Manchester Orchestra. The name itself is enough to send chills down any fan’s spine. Yet, the sheer volume of people that haven’t heard of them is just astounding. Hailing from Atlanta, six releases down and touring right off the back of 2017’s sentimental behemoth: ‘A Black Mile to the Surface’, you’d expect cavernous venues, media hype, the lot. Instead, I find myself standing in SWX, down on Nelson Street in Bristol, a club more synonymous with hen nights than head-banging alt-rock fans in black leather jackets. I’m not worried though. The band have always been mysterious on the road; never quite playing what the crowd want, but always delivering more, and that’s probably the biggest understatement of the year. Frontman Andy Hull won’t say a word to the crowd the entire night. Everything that needs to be said will come from the set list. And that’s more than ok.

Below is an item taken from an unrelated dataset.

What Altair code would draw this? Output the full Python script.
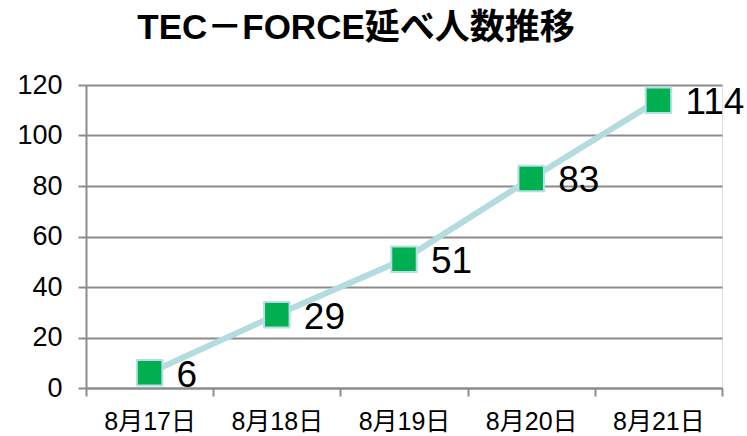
import altair as alt
import pandas as pd

dates = ["8月17日", "8月18日", "8月19日", "8月20日", "8月21日"]
values = [6, 29, 51, 83, 114]
y_ticks = [0, 20, 40, 60, 80, 100, 120]

df = pd.DataFrame({"date": dates, "value": values})

FONT = "Liberation Sans, Arial, Noto Sans CJK JP"

x = alt.X("date:N", sort=dates, title=None,
          scale=alt.Scale(paddingInner=0, paddingOuter=0),
          axis=alt.Axis(labelAngle=0, tickBand="extent", grid=False,
                        labelFontSize=25, labelFont=FONT, labelColor="#000000",
                        tickSize=8, tickColor="#8c8c8c", tickWidth=2,
                        domainColor="#8c8c8c", domainWidth=2, labelPadding=13))
y = alt.Y("value:Q", title=None,
          scale=alt.Scale(domain=[0, 120], nice=False, zero=True),
          axis=alt.Axis(values=y_ticks, labelFontSize=27, labelFont=FONT,
                        labelColor="#000000", tickSize=8, tickColor="#8c8c8c",
                        tickWidth=2, gridColor="#8c8c8c", gridWidth=2,
                        domainColor="#8c8c8c", domainWidth=2, labelPadding=16))

base = alt.Chart(df).encode(x=x, y=y)

line = base.mark_line(color="#b3dcdf", strokeWidth=6)
pts = base.mark_square(size=650, color="#00b050", opacity=1,
                       stroke="#b7dee8", strokeWidth=2)
txt = base.mark_text(align="left", baseline="middle", dx=27, dy=3,
                     fontSize=37, font=FONT, color="#000000").encode(text="value:Q")

chart = alt.layer(line, pts, txt).properties(
    width=636, height=303,
    title=alt.TitleParams("TEC－FORCE延べ人数推移", fontSize=35, font=FONT,
                          fontWeight="bold", color="#000000", anchor="middle",
                          dx=-48, offset=25),
    padding={"left": 86, "top": 85, "right": 25, "bottom": 48},
    autosize=alt.AutoSizeParams(type="none"),
).configure_view(stroke=None).configure(background="white")

chart.save("out.html", embed_options={"renderer": "svg", "actions": False})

‘A Black Mile’s’ first track ‘The Maze’ opens the floodgates from the very beginning. This is Hull’s tribute to his new-born daughter and it’s wonderful: ‘Give me some time, let me learn how to speak/ I’m a maze to you’. His voice is like nothing you’ve ever heard, blanketing the strongest emotions and most painful memories with a nurtured acceptance. Flicking from brutally honest love-lyric anaphora’s in ‘The Gold’: ‘I believed you were crazy/ You believed you loved me’, to the rattling screams of 2008’s ‘Shake it Out’ seems like second nature. The meticulously crafted set list marks the crowd as heavily as drummer Tim Very dents his cymbals. The band effortlessly journey through ‘The Alien’, ‘The Sunshine’ and ‘The Grocery’, a three-track segue that ebbs down the middle of ‘A Black Mile’. Hull is showing off by placing his earliest material next to the newest, giving the now ecstatic throng a taste of how far the band have come in their song-writing.

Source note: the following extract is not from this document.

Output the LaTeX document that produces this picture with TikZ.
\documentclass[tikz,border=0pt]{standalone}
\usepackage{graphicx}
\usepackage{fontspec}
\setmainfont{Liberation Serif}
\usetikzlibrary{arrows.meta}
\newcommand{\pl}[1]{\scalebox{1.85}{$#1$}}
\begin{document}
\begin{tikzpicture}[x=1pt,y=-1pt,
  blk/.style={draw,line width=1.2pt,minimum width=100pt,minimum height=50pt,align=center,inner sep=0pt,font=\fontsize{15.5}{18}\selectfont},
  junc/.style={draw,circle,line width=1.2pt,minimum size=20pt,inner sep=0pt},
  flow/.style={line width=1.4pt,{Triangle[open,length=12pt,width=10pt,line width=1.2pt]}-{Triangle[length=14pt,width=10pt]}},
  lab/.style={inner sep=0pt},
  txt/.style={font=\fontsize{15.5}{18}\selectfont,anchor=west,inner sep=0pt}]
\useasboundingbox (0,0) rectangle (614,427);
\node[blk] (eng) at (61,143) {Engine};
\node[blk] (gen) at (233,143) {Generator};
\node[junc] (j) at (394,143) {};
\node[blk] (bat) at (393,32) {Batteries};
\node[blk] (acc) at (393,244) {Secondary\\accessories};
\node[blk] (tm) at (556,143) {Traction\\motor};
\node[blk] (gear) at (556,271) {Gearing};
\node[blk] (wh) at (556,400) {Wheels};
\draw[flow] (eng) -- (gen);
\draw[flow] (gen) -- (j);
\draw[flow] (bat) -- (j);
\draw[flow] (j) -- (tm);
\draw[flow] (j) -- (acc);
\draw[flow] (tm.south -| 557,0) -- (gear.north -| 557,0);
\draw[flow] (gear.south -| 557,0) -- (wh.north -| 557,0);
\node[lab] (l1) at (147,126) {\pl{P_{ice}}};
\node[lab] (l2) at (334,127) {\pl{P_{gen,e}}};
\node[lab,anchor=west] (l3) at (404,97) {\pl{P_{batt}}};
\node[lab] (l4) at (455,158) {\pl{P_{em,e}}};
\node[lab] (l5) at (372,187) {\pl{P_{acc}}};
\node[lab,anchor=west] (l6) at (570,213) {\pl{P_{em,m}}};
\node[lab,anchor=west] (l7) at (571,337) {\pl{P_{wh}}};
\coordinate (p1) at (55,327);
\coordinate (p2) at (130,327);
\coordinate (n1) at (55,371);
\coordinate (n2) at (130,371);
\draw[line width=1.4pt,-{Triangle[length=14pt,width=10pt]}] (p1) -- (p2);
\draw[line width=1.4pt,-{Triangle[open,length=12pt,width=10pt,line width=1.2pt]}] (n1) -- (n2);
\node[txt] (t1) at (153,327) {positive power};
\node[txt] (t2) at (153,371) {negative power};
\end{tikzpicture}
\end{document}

That’s not to say that the old stuff is bad by any means. To everyone’s surprise, the hauntingly nostalgic opening chords of ‘Colly Strings’ silence the room: “Take a leaf of paper and draw your mind/Your bourbon brown that can burn my eyes/I lost your presence underneath the bridge”. This is Hull’s first song for his then fiancée, off their debut album: ‘I’m like a Virgin Losing a Child’. In the climax, the words of his 21-year-old self blend flawlessly with a wall-to-wall expanse of sweeping guitar harmonies, coupled with a balls-out rhythm section that registers on the Richter scale. That expanse is, and always has been, the genius of Manchester Orchestra. The breadth of their sonic vista is heart-stopping, and during their heaviest tracks you can almost see the earth curve. We’re treated to aggressive renditions of both ‘Cope’ and ‘The River’ before the end of the show.
The encore feels like an expression of newfound maturity and perspective in fatherhood. Hull recalls a nightmare of a car-crash involving his wife and kids on ‘I Can Feel A Hot One’, a track that’s impossible to forget once heard, and it’s even more powerful live: “To pray for what I thought were angels/Ended up being ambulances/And the Lord showed me dreams of my daughter/She was crying inside your stomach/And I felt love again.” Just as the night began, closing track ‘The Silence’ brings the set back around to finish.
I implore you to listen to Manchester Orchestra. If you can’t get behind the heavy stuff, check out acoustic album ‘Hope’, the yang to 2013’s ‘Cope’. Hull is so heartbreakingly honest in his lyrics that as a listener, it feels like you’re intruding. But please, intrude. You’ll be thankful you did.